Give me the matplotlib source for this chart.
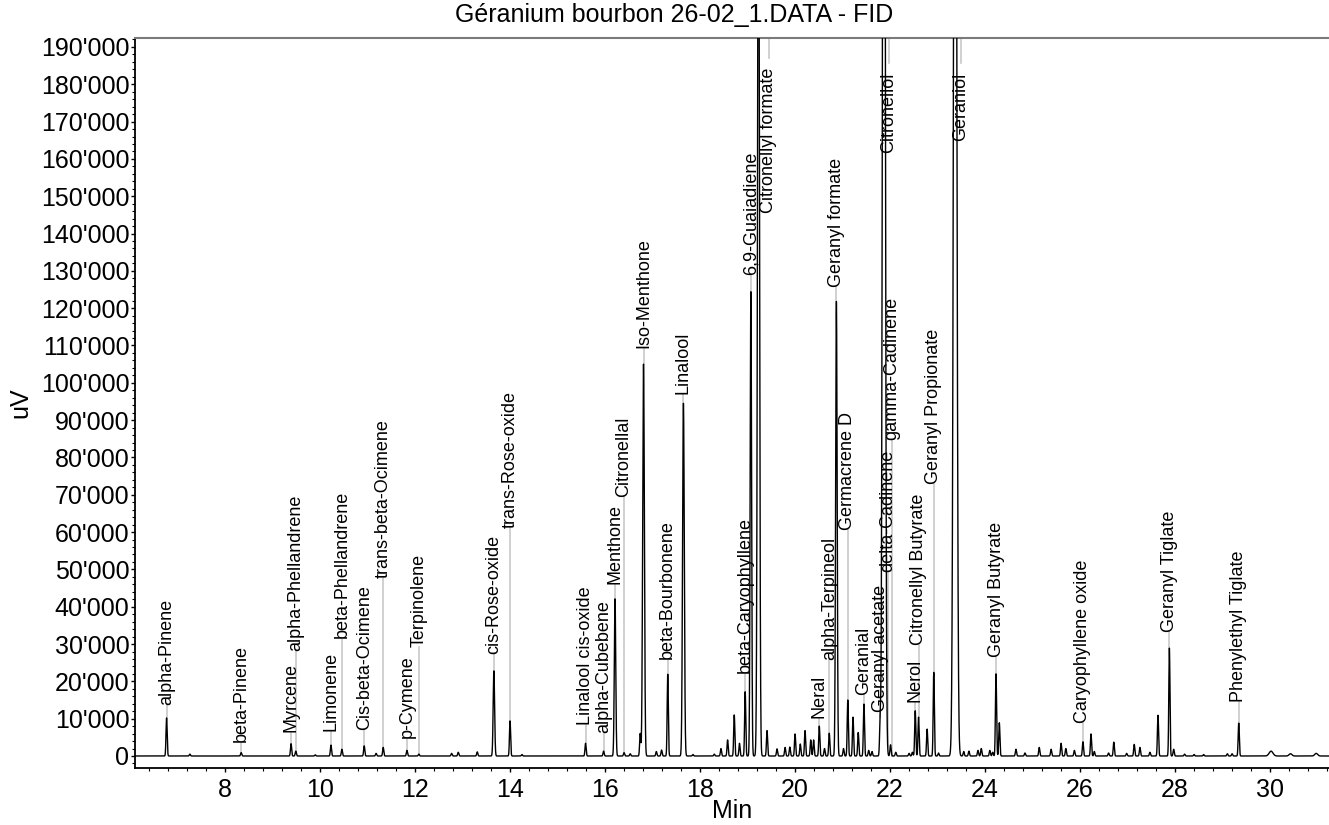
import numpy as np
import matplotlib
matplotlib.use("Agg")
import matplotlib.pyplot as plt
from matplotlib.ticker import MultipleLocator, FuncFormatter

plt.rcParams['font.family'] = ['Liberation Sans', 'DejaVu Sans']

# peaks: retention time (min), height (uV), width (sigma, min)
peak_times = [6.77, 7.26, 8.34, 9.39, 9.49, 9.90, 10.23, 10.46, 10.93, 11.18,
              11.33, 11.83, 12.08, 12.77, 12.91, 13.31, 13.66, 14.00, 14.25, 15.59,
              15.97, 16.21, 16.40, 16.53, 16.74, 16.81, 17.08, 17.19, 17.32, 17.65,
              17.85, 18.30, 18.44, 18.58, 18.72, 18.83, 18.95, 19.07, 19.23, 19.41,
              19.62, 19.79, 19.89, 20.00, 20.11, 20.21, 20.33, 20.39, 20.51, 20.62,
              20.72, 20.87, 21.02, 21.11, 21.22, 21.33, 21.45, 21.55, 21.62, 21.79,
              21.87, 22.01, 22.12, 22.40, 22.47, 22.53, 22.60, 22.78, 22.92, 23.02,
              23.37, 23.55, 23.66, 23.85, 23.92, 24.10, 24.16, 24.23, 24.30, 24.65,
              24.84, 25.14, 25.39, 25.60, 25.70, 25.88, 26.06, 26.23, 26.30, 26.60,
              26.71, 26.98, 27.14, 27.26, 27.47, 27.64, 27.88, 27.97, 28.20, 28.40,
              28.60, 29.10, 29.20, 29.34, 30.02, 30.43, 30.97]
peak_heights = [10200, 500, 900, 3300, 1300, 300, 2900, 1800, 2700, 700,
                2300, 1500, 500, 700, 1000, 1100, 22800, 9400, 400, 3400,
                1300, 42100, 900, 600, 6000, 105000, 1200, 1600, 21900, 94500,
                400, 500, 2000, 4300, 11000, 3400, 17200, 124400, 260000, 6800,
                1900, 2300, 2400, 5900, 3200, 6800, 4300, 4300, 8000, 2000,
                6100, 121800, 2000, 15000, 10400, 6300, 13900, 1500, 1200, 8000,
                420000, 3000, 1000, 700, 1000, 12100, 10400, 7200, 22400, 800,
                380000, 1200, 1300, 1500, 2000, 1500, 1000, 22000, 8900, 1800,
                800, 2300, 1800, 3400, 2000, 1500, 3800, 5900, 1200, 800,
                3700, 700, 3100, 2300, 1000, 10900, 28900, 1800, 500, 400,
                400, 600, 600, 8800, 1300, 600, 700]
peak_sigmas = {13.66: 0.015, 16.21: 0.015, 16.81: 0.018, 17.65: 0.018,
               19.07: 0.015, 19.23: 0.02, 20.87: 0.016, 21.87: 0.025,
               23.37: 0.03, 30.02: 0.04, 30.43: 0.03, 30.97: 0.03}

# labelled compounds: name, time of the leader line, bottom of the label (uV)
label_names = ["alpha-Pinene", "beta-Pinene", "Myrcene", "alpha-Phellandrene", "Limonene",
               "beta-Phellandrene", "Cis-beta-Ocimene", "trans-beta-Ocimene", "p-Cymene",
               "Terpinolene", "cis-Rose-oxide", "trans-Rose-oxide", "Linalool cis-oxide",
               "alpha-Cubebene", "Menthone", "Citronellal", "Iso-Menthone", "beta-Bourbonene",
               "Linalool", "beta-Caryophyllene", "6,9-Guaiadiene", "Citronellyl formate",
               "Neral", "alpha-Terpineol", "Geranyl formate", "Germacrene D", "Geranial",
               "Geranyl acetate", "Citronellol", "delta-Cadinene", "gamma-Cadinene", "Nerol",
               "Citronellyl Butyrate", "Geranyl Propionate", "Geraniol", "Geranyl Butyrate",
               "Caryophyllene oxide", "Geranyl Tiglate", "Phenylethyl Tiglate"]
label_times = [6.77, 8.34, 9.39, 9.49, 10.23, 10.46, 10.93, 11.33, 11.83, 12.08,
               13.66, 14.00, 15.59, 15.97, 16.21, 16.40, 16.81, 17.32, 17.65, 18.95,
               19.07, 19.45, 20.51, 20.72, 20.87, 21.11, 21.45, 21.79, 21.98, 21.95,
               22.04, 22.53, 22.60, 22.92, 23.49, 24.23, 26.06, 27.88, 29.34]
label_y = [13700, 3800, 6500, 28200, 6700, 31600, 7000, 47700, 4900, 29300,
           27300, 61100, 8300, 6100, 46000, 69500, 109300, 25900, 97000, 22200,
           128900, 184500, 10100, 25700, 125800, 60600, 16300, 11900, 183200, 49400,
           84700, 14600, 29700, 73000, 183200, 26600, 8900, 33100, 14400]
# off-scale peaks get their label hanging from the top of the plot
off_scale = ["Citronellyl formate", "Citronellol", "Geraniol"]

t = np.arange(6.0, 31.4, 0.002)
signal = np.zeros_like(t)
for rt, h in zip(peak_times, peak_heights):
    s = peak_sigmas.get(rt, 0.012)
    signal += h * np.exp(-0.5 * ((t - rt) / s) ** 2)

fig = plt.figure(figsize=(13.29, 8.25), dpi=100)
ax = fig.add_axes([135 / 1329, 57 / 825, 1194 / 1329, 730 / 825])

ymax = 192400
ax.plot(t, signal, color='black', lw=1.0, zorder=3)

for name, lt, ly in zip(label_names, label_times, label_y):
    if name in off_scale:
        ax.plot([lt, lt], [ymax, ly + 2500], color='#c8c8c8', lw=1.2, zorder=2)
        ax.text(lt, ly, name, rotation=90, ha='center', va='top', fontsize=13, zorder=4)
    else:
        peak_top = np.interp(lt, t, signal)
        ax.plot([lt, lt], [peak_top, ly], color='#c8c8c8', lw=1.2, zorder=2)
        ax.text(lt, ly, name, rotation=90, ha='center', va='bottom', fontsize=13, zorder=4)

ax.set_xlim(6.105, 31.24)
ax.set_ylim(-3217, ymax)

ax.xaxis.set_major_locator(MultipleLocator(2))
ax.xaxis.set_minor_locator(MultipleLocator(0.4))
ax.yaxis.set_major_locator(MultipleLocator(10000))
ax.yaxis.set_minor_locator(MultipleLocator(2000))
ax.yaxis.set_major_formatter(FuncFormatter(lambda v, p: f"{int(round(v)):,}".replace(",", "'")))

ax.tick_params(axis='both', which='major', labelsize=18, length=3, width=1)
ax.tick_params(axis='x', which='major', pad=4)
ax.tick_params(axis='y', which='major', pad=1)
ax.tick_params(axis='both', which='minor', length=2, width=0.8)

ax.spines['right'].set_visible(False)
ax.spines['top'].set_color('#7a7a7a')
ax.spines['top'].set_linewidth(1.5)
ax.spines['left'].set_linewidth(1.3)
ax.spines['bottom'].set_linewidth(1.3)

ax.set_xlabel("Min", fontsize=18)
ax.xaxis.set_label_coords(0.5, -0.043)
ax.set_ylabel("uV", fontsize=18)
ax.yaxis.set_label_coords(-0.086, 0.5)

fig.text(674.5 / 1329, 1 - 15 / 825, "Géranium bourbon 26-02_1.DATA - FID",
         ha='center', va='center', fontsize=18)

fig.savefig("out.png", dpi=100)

###

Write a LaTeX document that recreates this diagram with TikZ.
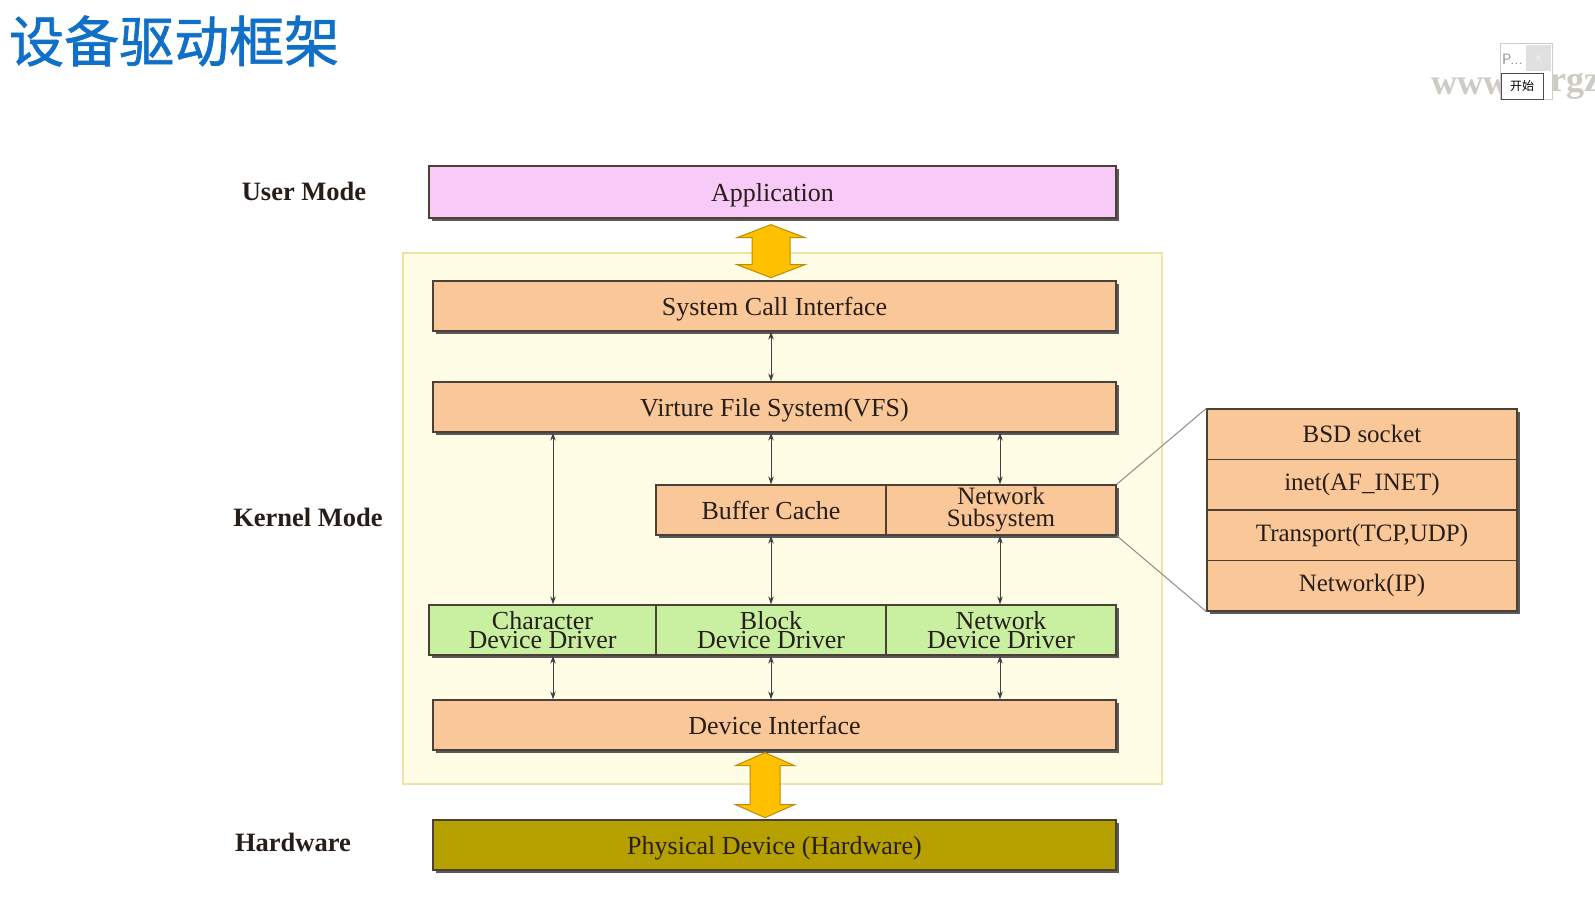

###

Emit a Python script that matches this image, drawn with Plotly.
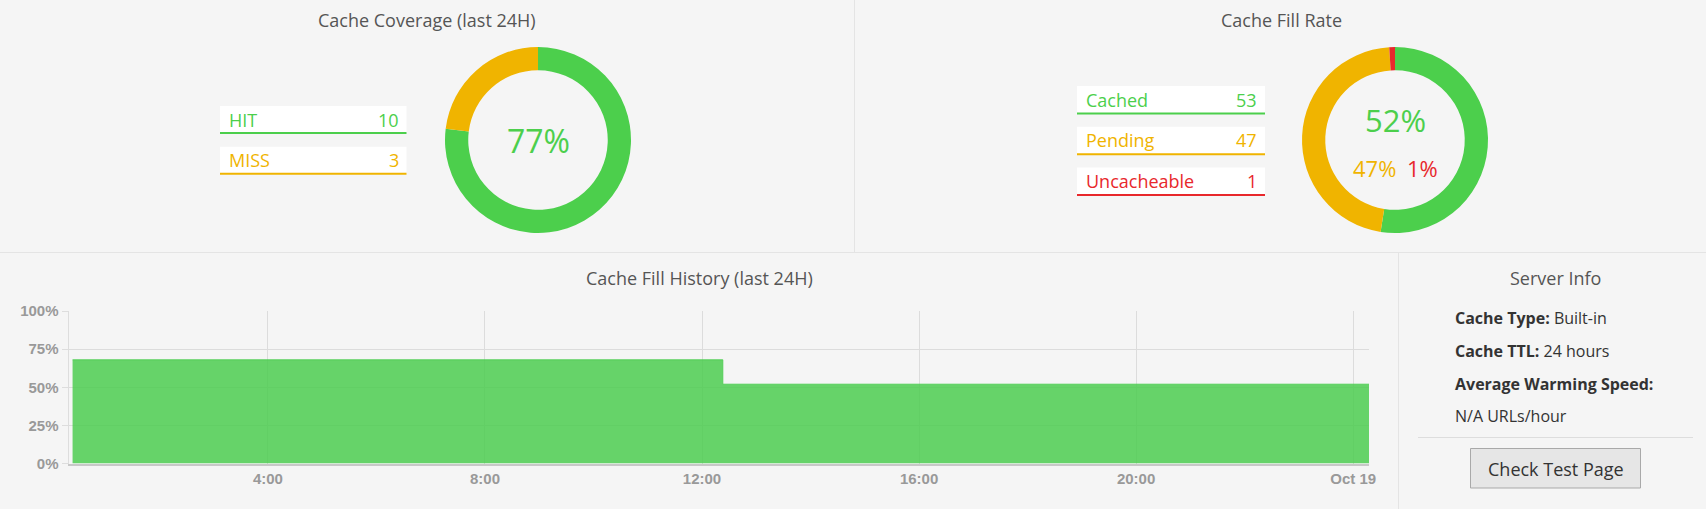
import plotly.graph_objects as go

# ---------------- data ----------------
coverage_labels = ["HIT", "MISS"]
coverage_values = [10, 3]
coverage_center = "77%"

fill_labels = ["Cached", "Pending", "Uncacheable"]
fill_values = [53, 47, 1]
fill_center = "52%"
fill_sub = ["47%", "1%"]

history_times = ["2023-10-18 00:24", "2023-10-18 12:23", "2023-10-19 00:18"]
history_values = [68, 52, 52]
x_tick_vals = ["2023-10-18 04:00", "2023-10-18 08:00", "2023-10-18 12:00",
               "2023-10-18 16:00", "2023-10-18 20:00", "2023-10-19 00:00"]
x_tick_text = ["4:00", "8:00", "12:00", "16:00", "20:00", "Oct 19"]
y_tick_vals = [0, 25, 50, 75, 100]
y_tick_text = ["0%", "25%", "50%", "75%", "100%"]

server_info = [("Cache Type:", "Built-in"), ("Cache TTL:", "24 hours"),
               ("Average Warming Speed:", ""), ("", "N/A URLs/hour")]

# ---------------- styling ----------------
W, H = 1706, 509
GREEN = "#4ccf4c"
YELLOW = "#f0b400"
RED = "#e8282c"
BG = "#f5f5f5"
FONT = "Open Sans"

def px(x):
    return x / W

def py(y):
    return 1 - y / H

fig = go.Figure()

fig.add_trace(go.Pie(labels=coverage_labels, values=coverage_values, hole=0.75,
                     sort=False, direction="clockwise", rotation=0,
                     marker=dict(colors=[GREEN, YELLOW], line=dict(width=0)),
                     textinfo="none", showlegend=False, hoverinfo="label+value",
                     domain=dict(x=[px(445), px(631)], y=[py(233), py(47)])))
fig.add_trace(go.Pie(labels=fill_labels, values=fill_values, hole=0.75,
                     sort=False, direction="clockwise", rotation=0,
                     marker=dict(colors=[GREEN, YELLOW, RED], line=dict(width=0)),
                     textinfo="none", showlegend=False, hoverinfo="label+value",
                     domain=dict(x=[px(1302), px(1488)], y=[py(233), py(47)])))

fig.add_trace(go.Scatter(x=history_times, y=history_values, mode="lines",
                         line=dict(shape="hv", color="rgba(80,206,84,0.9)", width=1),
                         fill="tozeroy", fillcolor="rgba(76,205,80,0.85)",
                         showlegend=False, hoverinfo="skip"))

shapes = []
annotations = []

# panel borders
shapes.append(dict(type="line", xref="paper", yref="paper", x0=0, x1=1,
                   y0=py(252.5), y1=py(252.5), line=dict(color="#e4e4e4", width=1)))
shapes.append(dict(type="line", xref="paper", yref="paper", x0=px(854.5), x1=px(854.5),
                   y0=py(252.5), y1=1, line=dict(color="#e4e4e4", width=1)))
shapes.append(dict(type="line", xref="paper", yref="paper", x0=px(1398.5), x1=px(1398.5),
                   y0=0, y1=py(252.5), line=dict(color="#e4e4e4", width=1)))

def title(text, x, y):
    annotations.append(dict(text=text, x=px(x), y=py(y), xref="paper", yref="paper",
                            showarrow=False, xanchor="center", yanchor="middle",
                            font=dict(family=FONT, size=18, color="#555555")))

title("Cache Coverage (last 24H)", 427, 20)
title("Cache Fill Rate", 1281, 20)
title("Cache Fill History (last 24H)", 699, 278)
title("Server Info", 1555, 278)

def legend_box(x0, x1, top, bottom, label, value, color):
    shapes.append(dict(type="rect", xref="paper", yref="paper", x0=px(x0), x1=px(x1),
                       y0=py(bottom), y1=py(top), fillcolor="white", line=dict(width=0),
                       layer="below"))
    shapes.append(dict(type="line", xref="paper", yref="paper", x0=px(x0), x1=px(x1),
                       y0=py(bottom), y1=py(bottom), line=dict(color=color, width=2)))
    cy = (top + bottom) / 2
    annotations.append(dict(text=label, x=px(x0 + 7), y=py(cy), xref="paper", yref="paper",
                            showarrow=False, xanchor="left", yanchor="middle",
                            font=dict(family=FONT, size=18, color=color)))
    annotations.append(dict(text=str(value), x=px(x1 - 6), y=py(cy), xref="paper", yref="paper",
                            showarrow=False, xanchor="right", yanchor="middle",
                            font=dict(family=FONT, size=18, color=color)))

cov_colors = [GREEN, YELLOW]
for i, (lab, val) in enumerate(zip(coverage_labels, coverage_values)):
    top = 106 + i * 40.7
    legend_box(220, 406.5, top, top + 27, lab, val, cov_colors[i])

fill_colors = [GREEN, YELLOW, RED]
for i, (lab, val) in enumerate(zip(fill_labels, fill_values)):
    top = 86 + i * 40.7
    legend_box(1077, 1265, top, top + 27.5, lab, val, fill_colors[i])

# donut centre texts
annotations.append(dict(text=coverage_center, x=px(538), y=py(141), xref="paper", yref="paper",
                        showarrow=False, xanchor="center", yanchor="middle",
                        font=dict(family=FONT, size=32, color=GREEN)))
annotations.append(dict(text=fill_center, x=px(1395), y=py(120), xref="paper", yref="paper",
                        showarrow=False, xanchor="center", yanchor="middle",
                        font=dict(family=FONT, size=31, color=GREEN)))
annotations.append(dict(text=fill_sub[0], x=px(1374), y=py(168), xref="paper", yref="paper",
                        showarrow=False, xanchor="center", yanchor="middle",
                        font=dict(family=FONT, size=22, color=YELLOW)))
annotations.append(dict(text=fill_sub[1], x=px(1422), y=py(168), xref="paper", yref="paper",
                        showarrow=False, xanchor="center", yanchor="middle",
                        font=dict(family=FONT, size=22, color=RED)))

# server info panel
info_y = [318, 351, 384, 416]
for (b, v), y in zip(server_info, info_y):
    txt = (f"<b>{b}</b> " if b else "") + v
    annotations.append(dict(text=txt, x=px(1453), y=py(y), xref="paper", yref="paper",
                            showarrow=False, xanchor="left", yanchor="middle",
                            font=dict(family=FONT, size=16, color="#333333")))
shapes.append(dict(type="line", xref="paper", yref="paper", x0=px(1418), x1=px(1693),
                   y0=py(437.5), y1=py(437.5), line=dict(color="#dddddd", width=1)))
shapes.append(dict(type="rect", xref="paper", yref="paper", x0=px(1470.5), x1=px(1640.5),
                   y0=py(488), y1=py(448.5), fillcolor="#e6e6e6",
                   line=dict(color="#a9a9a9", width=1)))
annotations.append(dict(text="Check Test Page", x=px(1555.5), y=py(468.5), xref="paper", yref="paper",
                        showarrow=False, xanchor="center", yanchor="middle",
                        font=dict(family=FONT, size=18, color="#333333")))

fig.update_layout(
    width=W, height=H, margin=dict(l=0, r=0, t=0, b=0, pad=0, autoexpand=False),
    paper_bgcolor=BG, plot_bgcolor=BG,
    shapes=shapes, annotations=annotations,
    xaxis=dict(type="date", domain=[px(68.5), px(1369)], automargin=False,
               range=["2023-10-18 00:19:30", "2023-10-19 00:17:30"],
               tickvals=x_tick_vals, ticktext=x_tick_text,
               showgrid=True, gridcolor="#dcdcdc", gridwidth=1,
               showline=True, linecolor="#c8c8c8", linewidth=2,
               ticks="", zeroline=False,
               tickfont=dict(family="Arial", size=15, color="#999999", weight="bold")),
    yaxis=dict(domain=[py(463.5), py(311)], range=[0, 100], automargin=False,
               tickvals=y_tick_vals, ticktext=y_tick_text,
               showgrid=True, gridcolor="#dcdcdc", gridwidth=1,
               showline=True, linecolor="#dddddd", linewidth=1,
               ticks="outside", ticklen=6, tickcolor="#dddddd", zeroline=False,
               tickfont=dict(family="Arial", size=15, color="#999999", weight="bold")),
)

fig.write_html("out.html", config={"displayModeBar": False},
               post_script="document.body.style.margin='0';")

###

Copy, exactly as they stand, the lines from the one that holds "Give me the matplotlib source for this chart." to the one that holds "plt.rcParams['font.family'] = ['Liberation", both included, and drop every picture.

Give me the matplotlib source for this chart.
import numpy as np
import matplotlib
matplotlib.use("Agg")
import matplotlib.pyplot as plt
from matplotlib.ticker import MultipleLocator, FuncFormatter

plt.rcParams['font.family'] = ['Liberation Sans', 'DejaVu Sans']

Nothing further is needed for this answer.